Mayela no llega a los cuarenta y ha vivido muchas vidas en su vida. Llegó de Guatemala hace seis años y allí dejó tres hijos y una madre que, de pronto, se vio en la tesitura de ser dos veces madre. De su marido Mayela nunca habla, no lo nombra. Hasta este pueblo llegó con dos amigas, en un viaje en autobús desde Madrid, la noche de un domingo. Y todo lo que trajo cabía en una bolsa. Venían a instalarse cada una en una casa, a llenar el espacio del cuidado de la casa, a ocuparse de los mayores que quedaban en la casa. La imagino deshaciendo el equipaje aquella noche, sintiéndose tan lejos y pequeña en esa incertidumbre de la casa, tomando posesión del dormitorio. Con todos sus desvelos.

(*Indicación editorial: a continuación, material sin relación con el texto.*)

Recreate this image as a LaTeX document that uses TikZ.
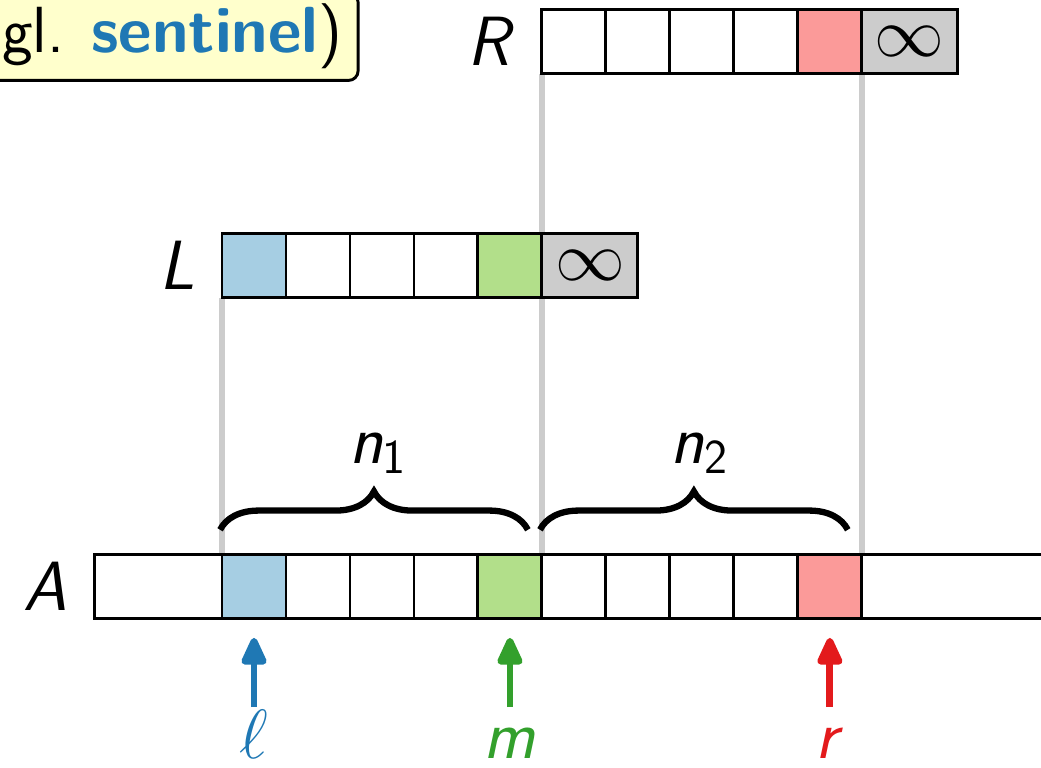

Mayela dice que tuvo mucha suerte con Ana y con Vicente. Que son dos ancianitos que la han querido mucho. Que han tenido sus cosas, y han dado sus trabajos, pero se han preocupado por que estuviera bien. Pero Mayela se fue desdibujando en lo doméstico, discreta, silenciosa, resacándole el brillo a lo doméstico. Y fue recuperando aquella casa viejos bríos y aromas de otro tiempo: de ropa tendida y de cazuelas, de jabón de baño y de perfumes. Y en todas las horas de la casa sostuvo Mayela con esmero el vidrio frágil de la vejez de Ana y Vicente: con manos, con besos, con esponjas, con palas de cocina, con pañales, con cajas y cajas de pastillas, con bastones y con sillas de ruedas, con un pozo infinito de ternura. Con la resignación brutal de la necesidad.

Y un día, por las grietas del afán de los cuidados, COVID entró en la casa. Y compartieron todos el grumo de la fiebre. Y Ana se fue al hospital y ya no ha vuelto. Y Vicente se ha marchado con toda la tranquilidad del dormitorio, entre los paños tibios y las manos febriles de Mayela.

De Mayela, que ahora llora en el quicio de la puerta. De nuevo en el umbral de su destino. De un destino que no entiende de pandemias.